— begin ROWS —

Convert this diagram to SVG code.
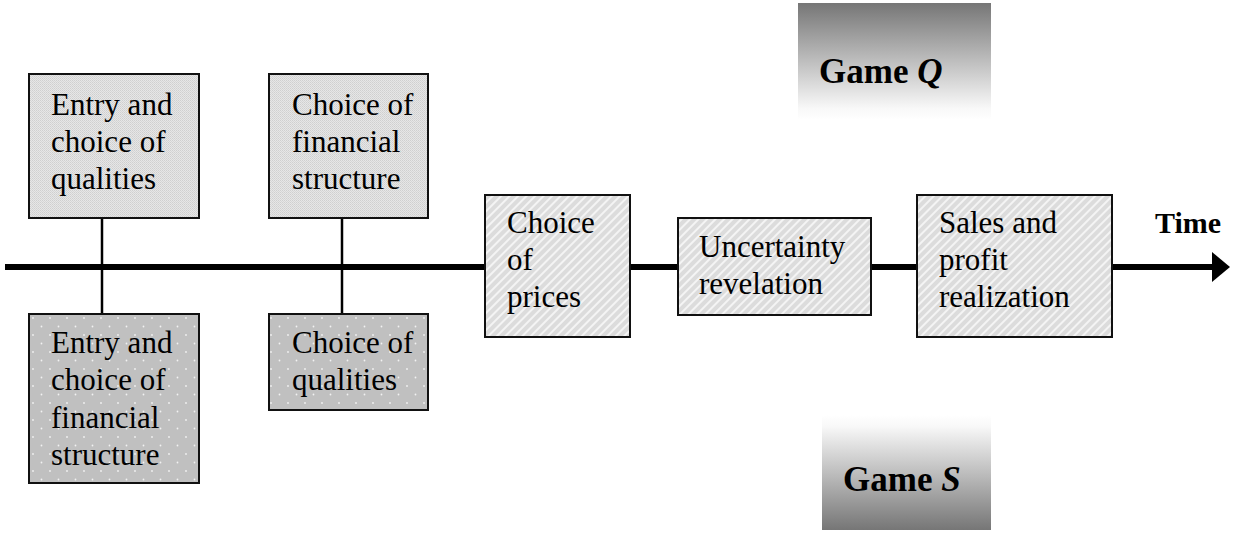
<svg xmlns="http://www.w3.org/2000/svg" width="1254" height="533" viewBox="0 0 1254 533">
<defs>
<pattern id="fine" width="2" height="2" patternUnits="userSpaceOnUse">
<rect width="2" height="2" fill="#e6e6e6"/>
<rect width="1" height="1" fill="#cfcfcf"/>
<rect x="1" y="1" width="1" height="1" fill="#d6d6d6"/>
</pattern>
<pattern id="hatch" width="6" height="6" patternUnits="userSpaceOnUse" patternTransform="rotate(45)">
<rect width="6" height="6" fill="#dcdcdc"/>
<rect width="2" height="6" fill="#f4f4f4"/>
</pattern>
<pattern id="dots" width="17" height="17" patternUnits="userSpaceOnUse" x="29" y="314">
<rect width="17" height="17" fill="#c0c0c0"/>
<circle cx="4" cy="4" r="0.9" fill="#f2f2f2"/>
<circle cx="12.5" cy="12.5" r="0.9" fill="#f2f2f2"/>
</pattern>
<linearGradient id="gq" x1="0" y1="0" x2="0" y2="1">
<stop offset="0" stop-color="#767676"/>
<stop offset="0.9" stop-color="#f8f8f8"/>
<stop offset="1" stop-color="#ffffff"/>
</linearGradient>
<linearGradient id="gs" x1="0" y1="0" x2="0" y2="1">
<stop offset="0" stop-color="#ffffff"/>
<stop offset="0.1" stop-color="#f8f8f8"/>
<stop offset="1" stop-color="#767676"/>
</linearGradient>
<marker id="arrow" markerWidth="3" markerHeight="5" refX="0" refY="2.5" orient="auto" markerUnits="strokeWidth">
<path d="M0,0 L3,2.5 L0,5 Z" fill="#000"/>
</marker>
</defs>
<style>
.box{stroke:#111;stroke-width:2}
.t{font-family:"Liberation Serif","Times New Roman",serif;font-size:31px;fill:#000}
.b{font-family:"Liberation Serif","Times New Roman",serif;font-weight:bold;fill:#000}
.conn{stroke:#000;fill:none}
</style>
<rect width="1254" height="533" fill="#fff"/>
<g id="gameQ">
<rect x="798" y="3" width="193" height="117" fill="url(#gq)"/>
<text class="b" x="819" y="83" font-size="35">Game <tspan font-style="italic">Q</tspan></text>
</g>
<g id="gameS">
<rect x="822" y="415" width="169" height="115" fill="url(#gs)"/>
<text class="b" x="843" y="491" font-size="35">Game <tspan font-style="italic">S</tspan></text>
</g>
<g id="connectors">
<line class="conn" x1="5" y1="267" x2="1212" y2="267" stroke-width="6" marker-end="url(#arrow)"/>
<line class="conn" x1="102" y1="217" x2="102" y2="314" stroke-width="2.5"/>
<line class="conn" x1="342" y1="217" x2="342" y2="314" stroke-width="2.5"/>
</g>
<g id="entryQualities">
<rect class="box" x="29" y="74" width="170" height="144" fill="url(#fine)"/>
<text class="t" x="51"><tspan x="51" y="115">Entry and</tspan><tspan x="51" y="152">choice of</tspan><tspan x="51" y="189">qualities</tspan></text>
</g>
<g id="choiceFinancial">
<rect class="box" x="269" y="74" width="159" height="144" fill="url(#fine)"/>
<text class="t"><tspan x="292" y="115">Choice of</tspan><tspan x="292" y="152">financial</tspan><tspan x="292" y="189">structure</tspan></text>
</g>
<g id="entryFinancial">
<rect class="box" x="29" y="314" width="170" height="169" fill="url(#dots)"/>
<text class="t"><tspan x="51" y="353">Entry and</tspan><tspan x="51" y="390">choice of</tspan><tspan x="51" y="428">financial</tspan><tspan x="51" y="465">structure</tspan></text>
</g>
<g id="choiceQualities">
<rect class="box" x="269" y="314" width="159" height="96" fill="url(#dots)"/>
<text class="t"><tspan x="292" y="353">Choice of</tspan><tspan x="292" y="390">qualities</tspan></text>
</g>
<g id="prices">
<rect class="box" x="485" y="195" width="145" height="142" fill="url(#hatch)"/>
<text class="t"><tspan x="507" y="233">Choice</tspan><tspan x="507" y="270">of</tspan><tspan x="507" y="307">prices</tspan></text>
</g>
<g id="uncertainty">
<rect class="box" x="678" y="218" width="193" height="97" fill="url(#hatch)"/>
<text class="t"><tspan x="699" y="257">Uncertainty</tspan><tspan x="699" y="294">revelation</tspan></text>
</g>
<g id="sales">
<rect class="box" x="917" y="195" width="195" height="142" fill="url(#hatch)"/>
<text class="t"><tspan x="939" y="233">Sales and</tspan><tspan x="939" y="270">profit</tspan><tspan x="939" y="307">realization</tspan></text>
</g>
<g id="time">
<text class="b" x="1155" y="233" font-size="30">Time</text>
</g>
</svg>
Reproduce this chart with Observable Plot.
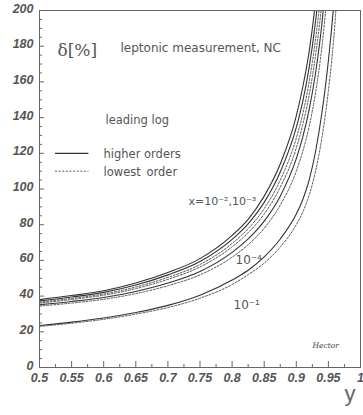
<!DOCTYPE html>
<html><head><meta charset="utf-8">
<script src="https://cdn.jsdelivr.net/npm/d3@7"></script>
<script src="https://cdn.jsdelivr.net/npm/@observablehq/plot@0.6"></script>
<style>body{margin:0;background:#fff} svg{display:block}</style>
</head><body><div id="chart"></div>
<script>
// y (inelasticity) grid at which the curves were read
const yGrid = [0.5, 0.55, 0.6, 0.65, 0.7, 0.75, 0.8, 0.825, 0.85, 0.875, 0.9, 0.91, 0.92, 0.93, 0.94, 0.95, 0.96, 0.97];
// delta [%], higher orders (solid)
const higher_x1e2 = [38, 40.3, 43, 47.3, 53.2, 61, 74, 83, 96, 114, 141, 157, 177, 205, 242, 295, 370, 480];
const higher_x1e3 = [37.3, 39.5, 42.1, 46.2, 51.9, 59.4, 71.8, 80.5, 92.5, 109.5, 134.5, 149, 168, 194, 229, 280, 350, 460];
const higher_x1e4 = [35.2, 37, 39.2, 42.6, 47.3, 53.8, 64.5, 72, 82, 96, 117, 129, 144.5, 165, 193, 235, 295, 390];
const higher_x1e1 = [23.5, 25.4, 27.7, 30.8, 34.8, 40.5, 49, 54.5, 62, 72, 86, 94, 105, 121, 143, 172, 212, 280];
// delta [%], lowest order (dashed)
const lowest_x1e2 = [36.6, 38.7, 41.2, 45.1, 50.5, 57.7, 69.5, 77.8, 89, 105, 128.5, 142, 160, 184, 216, 263, 330, 430];
const lowest_x1e3 = [36.1, 38.1, 40.5, 44.2, 49.4, 56.3, 67.6, 75.5, 86, 101, 123, 136, 152.5, 175, 205, 250, 315, 410];
const lowest_x1e4 = [34.4, 36.1, 38.2, 41.4, 45.8, 51.9, 61.8, 68.8, 78, 91, 110, 121, 135, 154, 180, 218, 272, 360];
const lowest_x1e1 = [23, 24.8, 27, 29.9, 33.6, 38.8, 46.5, 52, 58.5, 67.5, 80, 87, 96.5, 110, 129, 155, 192, 250];

const xTicks = [0.5, 0.55, 0.6, 0.65, 0.7, 0.75, 0.8, 0.85, 0.9, 0.95, 1];
const xTickLabels = ["0.5", "0.55", "0.6", "0.65", "0.7", "0.75", "0.8", "0.85", "0.9", "0.95", "1"];
const xMinor = [0.525, 0.575, 0.625, 0.675, 0.725, 0.775, 0.825, 0.875, 0.925, 0.975];
const yTicks = [0, 20, 40, 60, 80, 100, 120, 140, 160, 180, 200];
const yTickLabels = ["0", "20", "40", "60", "80", "100", "120", "140", "160", "180", "200"];
const yMinor = d3.range(0, 201, 5).filter(v => v % 20 !== 0);

const legendSolidY = [120];
const legendDashedY = [110];
const legendX = [0.525, 0.577];

function rows(arr, key) { return yGrid.map((y, i) => ({y, v: arr[i], key})); }
const solidRows = [
  ...rows(higher_x1e2, "1e-2"), ...rows(higher_x1e3, "1e-3"),
  ...rows(higher_x1e4, "1e-4"), ...rows(higher_x1e1, "1e-1")
];
const dashedRows = [
  ...rows(lowest_x1e2, "1e-2"), ...rows(lowest_x1e3, "1e-3"),
  ...rows(lowest_x1e4, "1e-4"), ...rows(lowest_x1e1, "1e-1")
];

const W = 363, H = 415, mL = 39, mR = 3, mT = 10, mB = 48;
const fw = W - mL - mR, fh = H - mT - mB;
const sans = "'DejaVu Sans', sans-serif";
const tickFont = {fontSize: 12.5, fontStyle: "italic", fontWeight: "bold", fill: "#555", fontFamily: "'Liberation Sans', Arial, sans-serif"};

const note = (t, dx, dy, extra = {}) => Plot.text([t], {
  frameAnchor: "top-left", dx, dy, textAnchor: "start", fontFamily: sans,
  fontSize: 11.5, fill: "#555", ...extra
});

const chart = Plot.plot({
  width: W, height: H,
  marginLeft: mL, marginRight: mR, marginTop: mT, marginBottom: mB,
  style: {background: "#fff", overflow: "visible"},
  x: {domain: [0.5, 1]},
  y: {domain: [0, 200]},
  marks: [
    Plot.line(solidRows, {x: "y", y: "v", z: "key", stroke: "#333", strokeWidth: 1.1, curve: "monotone-x", clip: true}),
    Plot.line(dashedRows, {x: "y", y: "v", z: "key", stroke: "#444", strokeWidth: 0.9, strokeDasharray: "2,1.6", curve: "monotone-x", clip: true}),
    Plot.frame({stroke: "#666"}),
    Plot.tickX(xTicks, {stroke: "#666", insetTop: fh - 6}),
    Plot.tickX(xMinor, {stroke: "#666", insetTop: fh - 3}),
    Plot.tickY(yTicks, {stroke: "#666", insetRight: fw - 5}),
    Plot.tickY(yMinor, {stroke: "#666", insetRight: fw - 3}),
    Plot.axisX(xTicks, {label: null, tickSize: 0, tickPadding: 6, tickFormat: (d, i) => xTickLabels[i], ...tickFont}),
    Plot.axisY(yTicks, {label: null, tickSize: 0, tickPadding: 6, dy: -2, tickFormat: (d, i) => yTickLabels[i], ...tickFont}),
    Plot.ruleY(legendSolidY, {x1: legendX[0], x2: legendX[1], stroke: "#333", strokeWidth: 1.2}),
    Plot.ruleY(legendDashedY, {x1: legendX[0], x2: legendX[1], stroke: "#444", strokeWidth: 0.9, strokeDasharray: "2,1.6"}),
    note("δ[%]", 18, 33, {fontFamily: "'DejaVu Serif', serif", fontSize: 17}),
    note("leptonic measurement, NC", 81, 33, {fontSize: 12}),
    note("leading log", 66, 105),
    note("higher orders", 64, 139),
    note("lowest\u2002order", 64, 157),
    note("x=10⁻²,10⁻³", 149, 187, {fontSize: 11}),
    note("10⁻⁴", 196, 245, {fontSize: 12}),
    note("10⁻¹", 194, 290, {fontSize: 12}),
    note("Hector", 273, 332, {fontFamily: "'DejaVu Serif', serif", fontStyle: "italic", fontSize: 7.5, fill: "#444"}),
    Plot.text(["y"], {frameAnchor: "bottom-right", dx: -5, dy: 33, fontFamily: "'Liberation Sans', sans-serif", fontSize: 22, fill: "#666"})
  ]
});
document.getElementById("chart").append(chart);
</script>
</body></html>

— end ROWS —

Above are some records. Reproduce the lines from the one with "Reproduce this chart with Observable Plot." down to the one with "const yMinor = d3.range(0, 201, 5).filter(v", keeping both, and leave every picture out.

Reproduce this chart with Observable Plot.
<!DOCTYPE html>
<html><head><meta charset="utf-8">
<script src="https://cdn.jsdelivr.net/npm/d3@7"></script>
<script src="https://cdn.jsdelivr.net/npm/@observablehq/plot@0.6"></script>
<style>body{margin:0;background:#fff} svg{display:block}</style>
</head><body><div id="chart"></div>
<script>
// y (inelasticity) grid at which the curves were read
const yGrid = [0.5, 0.55, 0.6, 0.65, 0.7, 0.75, 0.8, 0.825, 0.85, 0.875, 0.9, 0.91, 0.92, 0.93, 0.94, 0.95, 0.96, 0.97];
// delta [%], higher orders (solid)
const higher_x1e2 = [38, 40.3, 43, 47.3, 53.2, 61, 74, 83, 96, 114, 141, 157, 177, 205, 242, 295, 370, 480];
const higher_x1e3 = [37.3, 39.5, 42.1, 46.2, 51.9, 59.4, 71.8, 80.5, 92.5, 109.5, 134.5, 149, 168, 194, 229, 280, 350, 460];
const higher_x1e4 = [35.2, 37, 39.2, 42.6, 47.3, 53.8, 64.5, 72, 82, 96, 117, 129, 144.5, 165, 193, 235, 295, 390];
const higher_x1e1 = [23.5, 25.4, 27.7, 30.8, 34.8, 40.5, 49, 54.5, 62, 72, 86, 94, 105, 121, 143, 172, 212, 280];
// delta [%], lowest order (dashed)
const lowest_x1e2 = [36.6, 38.7, 41.2, 45.1, 50.5, 57.7, 69.5, 77.8, 89, 105, 128.5, 142, 160, 184, 216, 263, 330, 430];
const lowest_x1e3 = [36.1, 38.1, 40.5, 44.2, 49.4, 56.3, 67.6, 75.5, 86, 101, 123, 136, 152.5, 175, 205, 250, 315, 410];
const lowest_x1e4 = [34.4, 36.1, 38.2, 41.4, 45.8, 51.9, 61.8, 68.8, 78, 91, 110, 121, 135, 154, 180, 218, 272, 360];
const lowest_x1e1 = [23, 24.8, 27, 29.9, 33.6, 38.8, 46.5, 52, 58.5, 67.5, 80, 87, 96.5, 110, 129, 155, 192, 250];

const xTicks = [0.5, 0.55, 0.6, 0.65, 0.7, 0.75, 0.8, 0.85, 0.9, 0.95, 1];
const xTickLabels = ["0.5", "0.55", "0.6", "0.65", "0.7", "0.75", "0.8", "0.85", "0.9", "0.95", "1"];
const xMinor = [0.525, 0.575, 0.625, 0.675, 0.725, 0.775, 0.825, 0.875, 0.925, 0.975];
const yTicks = [0, 20, 40, 60, 80, 100, 120, 140, 160, 180, 200];
const yTickLabels = ["0", "20", "40", "60", "80", "100", "120", "140", "160", "180", "200"];
const yMinor = d3.range(0, 201, 5).filter(v => v % 20 !== 0);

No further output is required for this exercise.